***** STORED DATA *****

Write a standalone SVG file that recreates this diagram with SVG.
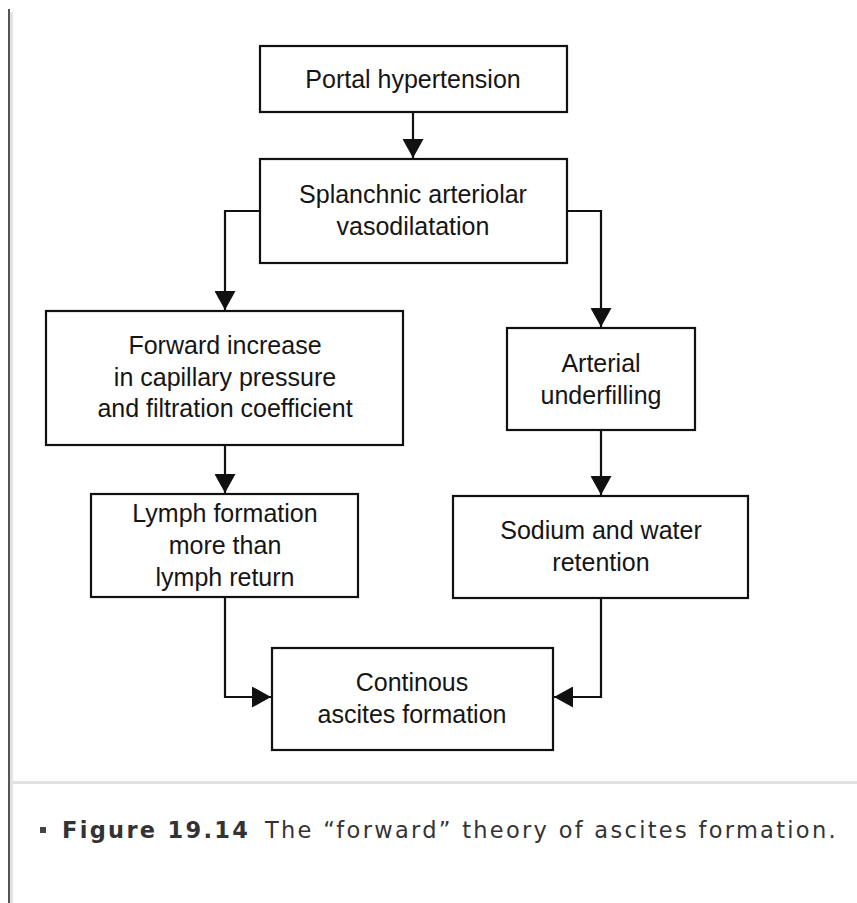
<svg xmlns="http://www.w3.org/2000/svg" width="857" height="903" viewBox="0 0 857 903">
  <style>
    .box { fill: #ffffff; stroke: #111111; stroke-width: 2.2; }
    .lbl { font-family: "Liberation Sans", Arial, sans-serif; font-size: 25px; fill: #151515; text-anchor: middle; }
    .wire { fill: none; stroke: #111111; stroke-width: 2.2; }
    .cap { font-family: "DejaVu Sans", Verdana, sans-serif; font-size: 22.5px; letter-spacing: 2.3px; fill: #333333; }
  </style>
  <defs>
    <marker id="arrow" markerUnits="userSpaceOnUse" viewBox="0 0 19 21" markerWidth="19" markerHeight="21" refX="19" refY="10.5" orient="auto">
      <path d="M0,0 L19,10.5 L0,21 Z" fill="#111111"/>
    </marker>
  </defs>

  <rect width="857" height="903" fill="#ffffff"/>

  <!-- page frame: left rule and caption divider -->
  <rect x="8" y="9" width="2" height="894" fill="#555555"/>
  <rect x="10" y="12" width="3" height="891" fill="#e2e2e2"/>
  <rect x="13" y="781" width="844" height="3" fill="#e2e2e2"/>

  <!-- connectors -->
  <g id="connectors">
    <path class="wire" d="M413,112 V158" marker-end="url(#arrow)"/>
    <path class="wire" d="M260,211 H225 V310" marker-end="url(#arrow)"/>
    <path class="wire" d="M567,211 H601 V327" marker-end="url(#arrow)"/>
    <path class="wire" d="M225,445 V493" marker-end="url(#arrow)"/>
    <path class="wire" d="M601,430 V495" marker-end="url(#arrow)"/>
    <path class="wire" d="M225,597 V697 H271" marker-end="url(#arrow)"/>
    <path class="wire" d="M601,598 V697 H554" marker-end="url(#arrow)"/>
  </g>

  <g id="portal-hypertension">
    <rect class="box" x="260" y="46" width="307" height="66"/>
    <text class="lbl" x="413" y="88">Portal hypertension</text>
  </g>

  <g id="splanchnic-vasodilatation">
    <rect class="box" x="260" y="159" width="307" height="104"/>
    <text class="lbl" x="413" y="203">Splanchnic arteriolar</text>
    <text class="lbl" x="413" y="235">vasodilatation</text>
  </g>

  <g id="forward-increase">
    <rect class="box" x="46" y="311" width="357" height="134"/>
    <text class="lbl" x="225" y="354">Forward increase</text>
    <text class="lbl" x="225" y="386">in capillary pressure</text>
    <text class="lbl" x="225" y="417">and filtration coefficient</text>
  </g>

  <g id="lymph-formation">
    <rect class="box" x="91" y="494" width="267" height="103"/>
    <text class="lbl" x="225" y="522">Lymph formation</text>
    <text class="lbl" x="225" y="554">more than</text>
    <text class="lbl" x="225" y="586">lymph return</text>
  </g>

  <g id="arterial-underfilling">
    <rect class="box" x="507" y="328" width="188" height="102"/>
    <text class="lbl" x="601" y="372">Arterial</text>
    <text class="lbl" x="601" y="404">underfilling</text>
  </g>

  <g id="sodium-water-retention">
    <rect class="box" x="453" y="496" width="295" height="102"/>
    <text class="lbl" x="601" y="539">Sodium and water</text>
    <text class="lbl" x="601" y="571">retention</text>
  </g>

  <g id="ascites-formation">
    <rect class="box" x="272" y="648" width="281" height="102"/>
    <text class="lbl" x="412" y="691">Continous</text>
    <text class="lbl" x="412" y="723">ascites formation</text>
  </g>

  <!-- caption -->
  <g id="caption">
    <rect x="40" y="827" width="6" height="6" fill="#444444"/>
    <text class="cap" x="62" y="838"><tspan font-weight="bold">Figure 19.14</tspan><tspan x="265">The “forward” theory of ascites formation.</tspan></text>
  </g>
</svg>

*****

Retype each line of the listing above word for word. Exclude the pictures.

> THE OUTPUT:
Write a standalone SVG file that recreates this diagram with SVG.
<svg xmlns="http://www.w3.org/2000/svg" width="857" height="903" viewBox="0 0 857 903">
  <style>
    .box { fill: #ffffff; stroke: #111111; stroke-width: 2.2; }
    .lbl { font-family: "Liberation Sans", Arial, sans-serif; font-size: 25px; fill: #151515; text-anchor: middle; }
    .wire { fill: none; stroke: #111111; stroke-width: 2.2; }
    .cap { font-family: "DejaVu Sans", Verdana, sans-serif; font-size: 22.5px; letter-spacing: 2.3px; fill: #333333; }
  </style>
  <defs>
    <marker id="arrow" markerUnits="userSpaceOnUse" viewBox="0 0 19 21" markerWidth="19" markerHeight="21" refX="19" refY="10.5" orient="auto">
      <path d="M0,0 L19,10.5 L0,21 Z" fill="#111111"/>
    </marker>
  </defs>

  <rect width="857" height="903" fill="#ffffff"/>

  <!-- page frame: left rule and caption divider -->
  <rect x="8" y="9" width="2" height="894" fill="#555555"/>
  <rect x="10" y="12" width="3" height="891" fill="#e2e2e2"/>
  <rect x="13" y="781" width="844" height="3" fill="#e2e2e2"/>

  <!-- connectors -->
  <g id="connectors">
    <path class="wire" d="M413,112 V158" marker-end="url(#arrow)"/>
    <path class="wire" d="M260,211 H225 V310" marker-end="url(#arrow)"/>
    <path class="wire" d="M567,211 H601 V327" marker-end="url(#arrow)"/>
    <path class="wire" d="M225,445 V493" marker-end="url(#arrow)"/>
    <path class="wire" d="M601,430 V495" marker-end="url(#arrow)"/>
    <path class="wire" d="M225,597 V697 H271" marker-end="url(#arrow)"/>
    <path class="wire" d="M601,598 V697 H554" marker-end="url(#arrow)"/>
  </g>

  <g id="portal-hypertension">
    <rect class="box" x="260" y="46" width="307" height="66"/>
    <text class="lbl" x="413" y="88">Portal hypertension</text>
  </g>

  <g id="splanchnic-vasodilatation">
    <rect class="box" x="260" y="159" width="307" height="104"/>
    <text class="lbl" x="413" y="203">Splanchnic arteriolar</text>
    <text class="lbl" x="413" y="235">vasodilatation</text>
  </g>

  <g id="forward-increase">
    <rect class="box" x="46" y="311" width="357" height="134"/>
    <text class="lbl" x="225" y="354">Forward increase</text>
    <text class="lbl" x="225" y="386">in capillary pressure</text>
    <text class="lbl" x="225" y="417">and filtration coefficient</text>
  </g>

  <g id="lymph-formation">
    <rect class="box" x="91" y="494" width="267" height="103"/>
    <text class="lbl" x="225" y="522">Lymph formation</text>
    <text class="lbl" x="225" y="554">more than</text>
    <text class="lbl" x="225" y="586">lymph return</text>
  </g>

  <g id="arterial-underfilling">
    <rect class="box" x="507" y="328" width="188" height="102"/>
    <text class="lbl" x="601" y="372">Arterial</text>
    <text class="lbl" x="601" y="404">underfilling</text>
  </g>

  <g id="sodium-water-retention">
    <rect class="box" x="453" y="496" width="295" height="102"/>
    <text class="lbl" x="601" y="539">Sodium and water</text>
    <text class="lbl" x="601" y="571">retention</text>
  </g>

  <g id="ascites-formation">
    <rect class="box" x="272" y="648" width="281" height="102"/>
    <text class="lbl" x="412" y="691">Continous</text>
    <text class="lbl" x="412" y="723">ascites formation</text>
  </g>

  <!-- caption -->
  <g id="caption">
    <rect x="40" y="827" width="6" height="6" fill="#444444"/>
    <text class="cap" x="62" y="838"><tspan font-weight="bold">Figure 19.14</tspan><tspan x="265">The “forward” theory of ascites formation.</tspan></text>
  </g>
</svg>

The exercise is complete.